▶ **Written problem**
In the listing below, find the line with "1e7, 1.5e7, 2e7, 3e7, 5e7, 1e8, 2e8, 5e8, 1e9, 2e9];", then repeat exactly every line from the top through that one.

▶ **Information provided**
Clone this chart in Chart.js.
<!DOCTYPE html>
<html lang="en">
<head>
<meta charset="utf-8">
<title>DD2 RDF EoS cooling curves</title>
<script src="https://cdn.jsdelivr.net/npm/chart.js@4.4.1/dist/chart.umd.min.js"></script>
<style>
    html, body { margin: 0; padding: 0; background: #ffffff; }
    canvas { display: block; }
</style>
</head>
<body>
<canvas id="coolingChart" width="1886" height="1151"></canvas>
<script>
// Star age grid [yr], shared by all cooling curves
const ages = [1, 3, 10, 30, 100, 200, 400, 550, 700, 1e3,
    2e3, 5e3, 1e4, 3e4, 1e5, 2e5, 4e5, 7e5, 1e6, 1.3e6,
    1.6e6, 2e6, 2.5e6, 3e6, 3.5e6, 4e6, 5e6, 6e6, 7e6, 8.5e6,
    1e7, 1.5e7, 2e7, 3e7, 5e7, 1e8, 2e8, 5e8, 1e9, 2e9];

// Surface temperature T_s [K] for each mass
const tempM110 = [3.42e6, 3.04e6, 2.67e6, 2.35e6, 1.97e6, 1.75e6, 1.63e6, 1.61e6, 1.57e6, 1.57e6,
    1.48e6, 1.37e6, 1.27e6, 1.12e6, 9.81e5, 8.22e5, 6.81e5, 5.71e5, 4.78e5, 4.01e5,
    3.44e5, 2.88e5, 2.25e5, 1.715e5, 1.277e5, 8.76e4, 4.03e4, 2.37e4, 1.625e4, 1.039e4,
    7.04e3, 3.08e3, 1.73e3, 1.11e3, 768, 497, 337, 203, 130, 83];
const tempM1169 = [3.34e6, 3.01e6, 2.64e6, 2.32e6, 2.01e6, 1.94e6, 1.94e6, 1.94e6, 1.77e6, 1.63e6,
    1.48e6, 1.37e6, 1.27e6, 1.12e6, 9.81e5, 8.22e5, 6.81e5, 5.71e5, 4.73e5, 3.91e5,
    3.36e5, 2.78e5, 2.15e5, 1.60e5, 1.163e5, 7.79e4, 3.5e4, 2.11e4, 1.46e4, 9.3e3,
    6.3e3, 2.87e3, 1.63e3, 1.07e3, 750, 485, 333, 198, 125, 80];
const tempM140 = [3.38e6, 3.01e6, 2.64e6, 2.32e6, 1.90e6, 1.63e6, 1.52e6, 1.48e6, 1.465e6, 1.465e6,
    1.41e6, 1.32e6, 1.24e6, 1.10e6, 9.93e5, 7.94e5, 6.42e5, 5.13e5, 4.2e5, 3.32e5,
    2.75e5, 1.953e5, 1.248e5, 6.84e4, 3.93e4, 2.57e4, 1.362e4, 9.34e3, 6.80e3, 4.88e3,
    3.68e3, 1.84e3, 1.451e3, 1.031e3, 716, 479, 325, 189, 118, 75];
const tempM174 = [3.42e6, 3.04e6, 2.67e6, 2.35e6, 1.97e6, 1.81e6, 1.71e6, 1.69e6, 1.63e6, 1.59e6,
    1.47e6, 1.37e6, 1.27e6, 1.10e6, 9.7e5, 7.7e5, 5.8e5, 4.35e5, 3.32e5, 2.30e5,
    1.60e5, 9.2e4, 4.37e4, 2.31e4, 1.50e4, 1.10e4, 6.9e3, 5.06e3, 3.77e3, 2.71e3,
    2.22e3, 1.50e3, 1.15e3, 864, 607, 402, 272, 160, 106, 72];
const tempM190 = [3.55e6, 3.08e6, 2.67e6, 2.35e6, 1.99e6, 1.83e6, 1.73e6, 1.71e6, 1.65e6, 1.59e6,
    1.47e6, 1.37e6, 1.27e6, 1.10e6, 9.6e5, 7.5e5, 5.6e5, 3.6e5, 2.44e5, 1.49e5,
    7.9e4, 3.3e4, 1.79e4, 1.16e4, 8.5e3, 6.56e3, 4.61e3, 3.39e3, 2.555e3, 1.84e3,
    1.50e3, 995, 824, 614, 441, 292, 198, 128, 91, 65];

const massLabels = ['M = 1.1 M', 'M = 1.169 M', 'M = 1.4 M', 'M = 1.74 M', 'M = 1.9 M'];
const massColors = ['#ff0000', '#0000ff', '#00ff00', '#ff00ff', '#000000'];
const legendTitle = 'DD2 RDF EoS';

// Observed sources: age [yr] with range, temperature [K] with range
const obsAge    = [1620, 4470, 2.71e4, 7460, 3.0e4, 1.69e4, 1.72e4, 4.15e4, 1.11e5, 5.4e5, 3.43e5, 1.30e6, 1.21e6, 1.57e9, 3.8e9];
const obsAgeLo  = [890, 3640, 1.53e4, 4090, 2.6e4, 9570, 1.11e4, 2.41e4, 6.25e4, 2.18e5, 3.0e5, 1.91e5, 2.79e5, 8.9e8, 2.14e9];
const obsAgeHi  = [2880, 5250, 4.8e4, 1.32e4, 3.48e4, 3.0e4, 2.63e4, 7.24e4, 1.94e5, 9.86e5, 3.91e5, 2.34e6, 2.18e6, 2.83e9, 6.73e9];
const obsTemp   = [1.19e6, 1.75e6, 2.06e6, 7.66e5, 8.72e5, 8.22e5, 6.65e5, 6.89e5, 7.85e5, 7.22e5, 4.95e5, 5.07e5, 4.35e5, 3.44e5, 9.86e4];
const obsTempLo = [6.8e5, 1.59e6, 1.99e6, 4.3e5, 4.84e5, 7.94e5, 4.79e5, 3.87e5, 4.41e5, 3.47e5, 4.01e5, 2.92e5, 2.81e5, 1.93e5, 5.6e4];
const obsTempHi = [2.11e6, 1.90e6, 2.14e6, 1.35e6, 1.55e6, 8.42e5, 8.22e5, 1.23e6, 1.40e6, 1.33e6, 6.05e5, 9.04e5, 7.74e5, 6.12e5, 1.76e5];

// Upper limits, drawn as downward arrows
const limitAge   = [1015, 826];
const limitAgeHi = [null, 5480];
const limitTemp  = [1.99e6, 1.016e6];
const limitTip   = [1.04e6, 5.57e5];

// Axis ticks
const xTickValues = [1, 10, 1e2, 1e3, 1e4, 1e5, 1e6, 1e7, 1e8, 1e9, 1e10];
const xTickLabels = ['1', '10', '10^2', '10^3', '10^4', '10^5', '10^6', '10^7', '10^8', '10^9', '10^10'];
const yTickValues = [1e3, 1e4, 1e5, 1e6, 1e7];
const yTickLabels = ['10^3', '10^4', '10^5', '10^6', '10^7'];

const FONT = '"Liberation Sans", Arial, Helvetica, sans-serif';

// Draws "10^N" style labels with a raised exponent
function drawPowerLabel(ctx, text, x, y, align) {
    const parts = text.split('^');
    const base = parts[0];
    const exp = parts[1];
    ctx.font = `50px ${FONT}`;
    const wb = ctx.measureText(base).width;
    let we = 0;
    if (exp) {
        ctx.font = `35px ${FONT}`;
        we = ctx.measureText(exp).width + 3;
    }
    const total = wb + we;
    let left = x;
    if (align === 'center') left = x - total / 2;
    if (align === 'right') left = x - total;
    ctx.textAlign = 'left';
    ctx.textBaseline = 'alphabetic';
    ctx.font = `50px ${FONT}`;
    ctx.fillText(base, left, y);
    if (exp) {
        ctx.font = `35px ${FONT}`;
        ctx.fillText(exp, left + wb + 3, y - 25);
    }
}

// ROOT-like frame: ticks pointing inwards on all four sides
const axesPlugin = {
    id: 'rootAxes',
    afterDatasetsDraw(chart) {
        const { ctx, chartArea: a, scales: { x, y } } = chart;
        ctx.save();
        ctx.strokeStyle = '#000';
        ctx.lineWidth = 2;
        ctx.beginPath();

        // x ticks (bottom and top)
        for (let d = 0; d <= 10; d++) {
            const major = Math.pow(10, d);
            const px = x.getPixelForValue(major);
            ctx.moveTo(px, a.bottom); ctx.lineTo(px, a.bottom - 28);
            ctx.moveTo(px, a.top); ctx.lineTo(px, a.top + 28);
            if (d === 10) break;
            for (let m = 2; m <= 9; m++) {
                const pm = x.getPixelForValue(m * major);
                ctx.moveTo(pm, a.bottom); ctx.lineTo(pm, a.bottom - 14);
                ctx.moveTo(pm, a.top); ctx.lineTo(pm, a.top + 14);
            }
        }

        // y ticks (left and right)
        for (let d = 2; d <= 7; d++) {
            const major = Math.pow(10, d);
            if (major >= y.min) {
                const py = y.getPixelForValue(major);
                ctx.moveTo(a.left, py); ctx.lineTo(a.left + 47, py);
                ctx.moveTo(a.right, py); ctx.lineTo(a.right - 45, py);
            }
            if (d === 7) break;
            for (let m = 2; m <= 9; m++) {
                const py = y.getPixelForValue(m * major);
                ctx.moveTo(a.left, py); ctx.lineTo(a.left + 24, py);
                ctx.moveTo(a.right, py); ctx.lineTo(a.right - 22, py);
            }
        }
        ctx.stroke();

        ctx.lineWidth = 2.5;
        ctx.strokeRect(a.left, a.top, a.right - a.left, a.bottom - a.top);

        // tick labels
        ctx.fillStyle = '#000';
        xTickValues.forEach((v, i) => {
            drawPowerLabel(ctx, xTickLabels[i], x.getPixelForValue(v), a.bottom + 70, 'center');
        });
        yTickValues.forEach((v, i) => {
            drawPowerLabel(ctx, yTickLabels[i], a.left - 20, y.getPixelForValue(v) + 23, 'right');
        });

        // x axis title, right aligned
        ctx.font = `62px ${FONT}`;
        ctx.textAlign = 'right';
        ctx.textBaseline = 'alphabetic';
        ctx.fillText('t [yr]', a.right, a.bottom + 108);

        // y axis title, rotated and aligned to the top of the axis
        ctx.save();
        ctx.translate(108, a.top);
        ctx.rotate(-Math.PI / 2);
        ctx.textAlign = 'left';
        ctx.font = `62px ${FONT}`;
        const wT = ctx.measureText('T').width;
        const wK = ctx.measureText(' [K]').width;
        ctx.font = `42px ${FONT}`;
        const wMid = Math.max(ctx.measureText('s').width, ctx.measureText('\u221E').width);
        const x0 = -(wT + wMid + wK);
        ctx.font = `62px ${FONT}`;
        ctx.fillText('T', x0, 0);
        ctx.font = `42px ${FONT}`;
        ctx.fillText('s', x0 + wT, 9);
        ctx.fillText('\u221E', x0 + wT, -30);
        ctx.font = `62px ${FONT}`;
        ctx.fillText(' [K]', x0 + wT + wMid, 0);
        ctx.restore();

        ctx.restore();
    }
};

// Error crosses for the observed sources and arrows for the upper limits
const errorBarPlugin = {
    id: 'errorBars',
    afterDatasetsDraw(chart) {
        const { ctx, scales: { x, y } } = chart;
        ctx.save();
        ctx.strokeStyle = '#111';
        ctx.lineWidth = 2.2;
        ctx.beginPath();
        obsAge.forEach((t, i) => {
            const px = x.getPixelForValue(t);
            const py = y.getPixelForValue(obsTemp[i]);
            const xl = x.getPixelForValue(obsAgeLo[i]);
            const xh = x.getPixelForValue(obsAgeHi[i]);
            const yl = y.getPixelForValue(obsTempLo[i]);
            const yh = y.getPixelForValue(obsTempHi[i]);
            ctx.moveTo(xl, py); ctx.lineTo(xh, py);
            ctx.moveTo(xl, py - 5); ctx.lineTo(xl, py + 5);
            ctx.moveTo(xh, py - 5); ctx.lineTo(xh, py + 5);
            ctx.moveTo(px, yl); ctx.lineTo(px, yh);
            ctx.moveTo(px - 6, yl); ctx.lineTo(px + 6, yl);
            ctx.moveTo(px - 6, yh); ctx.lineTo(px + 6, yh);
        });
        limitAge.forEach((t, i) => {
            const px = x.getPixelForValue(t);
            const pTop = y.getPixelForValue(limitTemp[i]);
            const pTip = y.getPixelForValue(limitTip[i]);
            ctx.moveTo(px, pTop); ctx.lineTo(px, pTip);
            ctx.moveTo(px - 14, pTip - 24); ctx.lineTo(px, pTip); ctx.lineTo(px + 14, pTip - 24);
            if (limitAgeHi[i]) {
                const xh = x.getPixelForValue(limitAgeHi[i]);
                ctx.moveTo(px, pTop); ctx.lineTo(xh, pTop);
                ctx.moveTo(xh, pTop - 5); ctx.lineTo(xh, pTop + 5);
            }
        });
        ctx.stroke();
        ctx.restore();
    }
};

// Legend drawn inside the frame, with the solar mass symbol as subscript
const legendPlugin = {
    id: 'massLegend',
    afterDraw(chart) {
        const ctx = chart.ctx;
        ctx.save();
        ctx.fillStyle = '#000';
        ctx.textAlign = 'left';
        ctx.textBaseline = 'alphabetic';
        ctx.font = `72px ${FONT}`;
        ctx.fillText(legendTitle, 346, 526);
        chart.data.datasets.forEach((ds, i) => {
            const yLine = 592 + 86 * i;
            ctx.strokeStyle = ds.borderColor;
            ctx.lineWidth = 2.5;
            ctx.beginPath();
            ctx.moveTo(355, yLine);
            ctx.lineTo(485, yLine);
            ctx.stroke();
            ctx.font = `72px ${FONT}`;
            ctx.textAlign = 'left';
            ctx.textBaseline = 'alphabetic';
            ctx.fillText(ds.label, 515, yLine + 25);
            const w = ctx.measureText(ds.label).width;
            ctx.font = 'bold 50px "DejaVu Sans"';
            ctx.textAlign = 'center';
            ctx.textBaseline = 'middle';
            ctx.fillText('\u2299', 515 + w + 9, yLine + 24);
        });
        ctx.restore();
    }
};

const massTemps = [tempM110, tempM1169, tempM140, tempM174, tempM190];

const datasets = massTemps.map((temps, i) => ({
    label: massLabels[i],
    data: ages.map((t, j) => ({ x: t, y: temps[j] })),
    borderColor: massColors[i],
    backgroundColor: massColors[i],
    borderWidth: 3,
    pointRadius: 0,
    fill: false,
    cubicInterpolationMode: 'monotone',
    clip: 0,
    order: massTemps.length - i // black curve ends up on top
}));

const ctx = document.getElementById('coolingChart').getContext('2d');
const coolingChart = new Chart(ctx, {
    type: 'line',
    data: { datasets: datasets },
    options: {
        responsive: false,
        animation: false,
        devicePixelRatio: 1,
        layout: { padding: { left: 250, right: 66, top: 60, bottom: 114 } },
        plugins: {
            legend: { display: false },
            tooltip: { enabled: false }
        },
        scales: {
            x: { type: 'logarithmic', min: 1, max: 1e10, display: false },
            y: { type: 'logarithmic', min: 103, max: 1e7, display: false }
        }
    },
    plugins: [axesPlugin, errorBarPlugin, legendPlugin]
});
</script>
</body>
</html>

▶ **Response to this task**
Clone this chart in Chart.js.
<!DOCTYPE html>
<html lang="en">
<head>
<meta charset="utf-8">
<title>DD2 RDF EoS cooling curves</title>
<script src="https://cdn.jsdelivr.net/npm/chart.js@4.4.1/dist/chart.umd.min.js"></script>
<style>
    html, body { margin: 0; padding: 0; background: #ffffff; }
    canvas { display: block; }
</style>
</head>
<body>
<canvas id="coolingChart" width="1886" height="1151"></canvas>
<script>
// Star age grid [yr], shared by all cooling curves
const ages = [1, 3, 10, 30, 100, 200, 400, 550, 700, 1e3,
    2e3, 5e3, 1e4, 3e4, 1e5, 2e5, 4e5, 7e5, 1e6, 1.3e6,
    1.6e6, 2e6, 2.5e6, 3e6, 3.5e6, 4e6, 5e6, 6e6, 7e6, 8.5e6,
    1e7, 1.5e7, 2e7, 3e7, 5e7, 1e8, 2e8, 5e8, 1e9, 2e9];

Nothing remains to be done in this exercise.